Em localidades como Turís caíram perto 800 milímetros de chuva por metro quadrado em 24 horas, “dos valores mais elevados desde que há registo na Europa”, acrescentou.

Foram “quantidades extraordinárias” de água que se concentraram sobretudo no interior da região e não na costa, onde praticamente não choveu, mas onde acabou por morrer a maioria das pessoas, apanhadas de surpresa.

A água que caiu no interior de Valência, “autênticos dilúvios, similar a uma monção”, desceu em direção à costa por barrancos e ribanceiras e invadiu estradas e ruas de vários subúrbios da cidade de Valência ao final da tarde de 29 de outubro, numa hora de regresso a casa de milhares de pessoas depois do trabalho.

Morreram nas inundações e no temporal 229 pessoas na Comunidade Valenciana, sete numa zona vizinha da região de Castela La Mancha e uma na Andaluzia (sul de Espanha), segundo dados oficiais.

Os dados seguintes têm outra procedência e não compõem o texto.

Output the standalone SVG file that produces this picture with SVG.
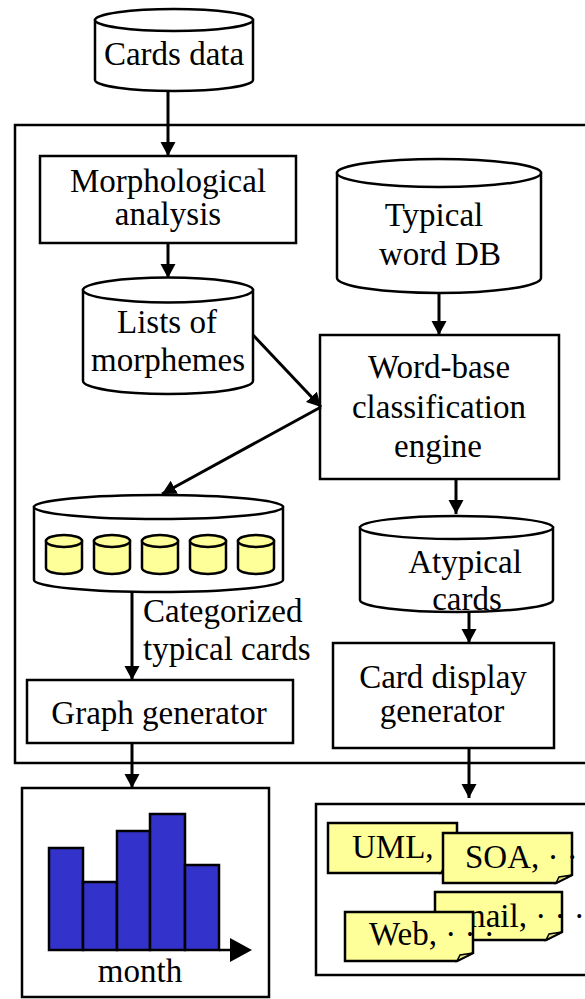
<svg xmlns="http://www.w3.org/2000/svg" width="585" height="999" viewBox="0 0 585 999">
<defs>
<marker id="ah" markerUnits="userSpaceOnUse" markerWidth="16" markerHeight="16" refX="14" refY="7.5" orient="auto">
<path d="M0,0 L14,7.5 L0,15 z" fill="#000"/>
</marker>
<style>
.t{font-family:"Liberation Serif","Times New Roman",serif;font-size:33px;fill:#000}
.m{text-anchor:middle}
.s{fill:#fff;stroke:#000;stroke-width:2.5}
.c{fill:none;stroke:#000;stroke-width:3;marker-end:url(#ah)}
.y{fill:#FFFF99;stroke:#000;stroke-width:2.5}
.f{fill:#E0E080;stroke:#000;stroke-width:1.5}
.b{fill:#3333CC;stroke:#000;stroke-width:2.5}
</style>
</defs>
<rect width="585" height="999" fill="#fff"/>

<g id="frame"><path d="M585,125 H15 V763 H585" fill="none" stroke="#000" stroke-width="2.5"/></g>

<g id="cards-data">
<path class="s" d="M95,20 V80 A79,11 0 0 0 253,80 V20 Z"/>
<ellipse class="s" cx="174" cy="20" rx="79" ry="11"/>
<text class="t m" x="174" y="65">Cards data</text>
</g>

<g id="morph">
<rect class="s" x="40" y="156" width="256" height="87"/>
<text class="t m" x="168" y="192">Morphological</text>
<text class="t m" x="168" y="225">analysis</text>
</g>

<g id="lists">
<path class="s" d="M83,290 V381 A85,13 0 0 0 253,381 V290 Z"/>
<ellipse class="s" cx="168" cy="290" rx="85" ry="12.5"/>
<text class="t m" x="167" y="333">Lists of</text>
<text class="t m" x="168" y="371">morphemes</text>
</g>

<g id="typical-db">
<path class="s" d="M337,173 V278 A102,15 0 0 0 541,278 V173 Z"/>
<ellipse class="s" cx="439" cy="173" rx="102" ry="14"/>
<text class="t m" x="434" y="226">Typical</text>
<text class="t m" x="440" y="265">word DB</text>
</g>

<g id="engine">
<rect class="s" x="320" y="335" width="239" height="144"/>
<text class="t m" x="439" y="378">Word-base</text>
<text class="t m" x="439" y="418">classification</text>
<text class="t m" x="438" y="457">engine</text>
</g>

<g id="categorized">
<path class="s" d="M34,507 V580 A124.5,12 0 0 0 283,580 V507 Z"/>
<ellipse class="s" cx="158.5" cy="507" rx="124.5" ry="12"/>
<g>
<path class="y" d="M46,541 V568 A18,6 0 0 0 82,568 V541 Z"/><ellipse class="y" cx="64" cy="541" rx="18" ry="6"/>
<path class="y" d="M94,541 V568 A18,6 0 0 0 130,568 V541 Z"/><ellipse class="y" cx="112" cy="541" rx="18" ry="6"/>
<path class="y" d="M142,541 V568 A18,6 0 0 0 178,568 V541 Z"/><ellipse class="y" cx="160" cy="541" rx="18" ry="6"/>
<path class="y" d="M190,541 V568 A18,6 0 0 0 226,568 V541 Z"/><ellipse class="y" cx="208" cy="541" rx="18" ry="6"/>
<path class="y" d="M238,541 V568 A18,6 0 0 0 274,568 V541 Z"/><ellipse class="y" cx="256" cy="541" rx="18" ry="6"/>
</g>
<text class="t" x="143" y="622">Categorized</text>
<text class="t" x="143" y="660">typical cards</text>
</g>

<g id="atypical">
<path class="s" d="M360,527.5 V600 A96.5,12 0 0 0 553,600 V527.5 Z"/>
<ellipse class="s" cx="456.5" cy="527.5" rx="96.5" ry="11.5"/>
<text class="t m" x="465" y="573">Atypical</text>
<text class="t m" x="467" y="610">cards</text>
</g>

<g id="graph-gen">
<rect class="s" x="27" y="680" width="266" height="63"/>
<text class="t m" x="159" y="724">Graph generator</text>
</g>

<g id="card-display">
<rect class="s" x="333" y="643" width="221" height="105"/>
<text class="t m" x="443" y="688">Card display</text>
<text class="t m" x="442" y="722">generator</text>
</g>

<g id="chart">
<rect class="s" x="22" y="788" width="247" height="209"/>
<rect class="b" x="49" y="848" width="34" height="102"/>
<rect class="b" x="83" y="882" width="34" height="68"/>
<rect class="b" x="117" y="831" width="33" height="119"/>
<rect class="b" x="150" y="814" width="35" height="136"/>
<rect class="b" x="185" y="865" width="34" height="85"/>
<line x1="219" y1="950" x2="234" y2="950" stroke="#000" stroke-width="2.5"/>
<polygon points="230,938 252,950 230,962" fill="#000"/>
<text class="t m" x="140" y="982">month</text>
</g>

<g id="cards-box">
<path d="M585,804 H316 V975 H585" fill="none" stroke="#000" stroke-width="2.5"/>
<g id="note-uml">
<path class="y" d="M328,823 H457 V865 L441,873 H328 Z"/><path class="f" d="M441,873 L457,865 L444,867 Z"/>
<text class="t" x="352" y="858">UML, · · ·</text>
</g>
<g id="note-soa">
<path class="y" d="M443,833 H572 V875 L556,883 H443 Z"/><path class="f" d="M556,883 L572,875 L559,877 Z"/>
<text class="t" x="465" y="868">SOA, · · ·</text>
</g>
<g id="note-mail">
<path class="y" d="M435,892 H562 V932 L546,940 H435 Z"/><path class="f" d="M546,940 L562,932 L549,934 Z"/>
<text class="t" x="460" y="927">mail, · · ·</text>
</g>
<g id="note-web">
<path class="y" d="M345,912 H473 V953 L457,961 H345 Z"/><path class="f" d="M457,961 L473,953 L460,955 Z"/>
<text class="t" x="369" y="945">Web, · · ·</text>
</g>
</g>

<g id="connectors">
<line class="c" x1="168" y1="91" x2="168" y2="156"/>
<line class="c" x1="168" y1="243" x2="168" y2="278"/>
<line class="c" x1="439" y1="293" x2="439" y2="335"/>
<line class="c" x1="253" y1="335" x2="321" y2="407"/>
<line class="c" x1="321" y1="407" x2="162" y2="494"/>
<line class="c" x1="456" y1="479" x2="456" y2="514"/>
<line class="c" x1="469" y1="612" x2="469" y2="643"/>
<line class="c" x1="132" y1="592" x2="132" y2="680"/>
<line class="c" x1="132" y1="743" x2="132" y2="788"/>
<line class="c" x1="469" y1="748" x2="469" y2="798"/>
</g>
</svg>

A agência nacional de meteorologia de Espanha (Aemet) tinha acionado um aviso vermelho de chuvas desde as 07:00 da manhã para a região de Valência, mas só às 20:11 as populações receberam nos telemóveis um alerta da proteção civil, tutelada pelos governos regionais.

Segundo a investigação judicial aberta para apurar as responsabilidades pela morte de 229 pessoas em Valência, a maioria das vítimas morreu antes de o alerta ter chegado.

Foi nas localidades em redor do Barranco do Poyo que houve mais mortes. Durante boa parte do ano nem sequer passa água neste percurso, mas em 29 de outubro do ano passado, por causa das “chuvas tão extremas e concentradas” que houve no interior, “o caudal do Danúbio passou por este pequeno barranco”, explicou Samuel Biener.

O pequeno barranco do Poyo transbordou, com a força das águas a arrastar carros, a entrar em todas as garagens e andares inferiores, a destruir pontes, estradas e até linhas de metro e comboio, com “caudais históricos” e as zonas inundadas e com maior destruição a serem das de maior densidade populacional em Espanha, sublinhou Samuel Bienier.

O geógrafo destacou que nas zonas do Mediterrâneo em Espanha, onde “são frequentes episódios de chuvas torrenciais”, a população “aumentou de forma espetacular nas últimas décadas” e houve construção sobre antigos leitos de rios, barrancos e albufeiras, assim como intervenções em cursos de água para os alterar.

“Quanto temos chuvas tão intensas, estes elementos que tinham desaparecido voltam a recuperar a sua função original e as águas tendem a recuperar o seu caminho natural”, afirmou Samuel Bienier, licenciado em Geografia e Ordenamento do território e mestre em Planeamento e Gestão de Riscos Naturais pela Universidade de Alicante.

Para o perito, é essencial que a reconstrução e recuperação das zonas e infraestruturas afetadas não se faça da mesma forma e que mude “a gestão de emergências de Espanha e da Europa”.

“Porque que estes fenómenos, infelizmente, vão ser mais habituais devido às alterações climáticas”, afirmou Samuel Biener, defendendo que é preciso “educar as populações para saberem como têm de atuar nestas situações”.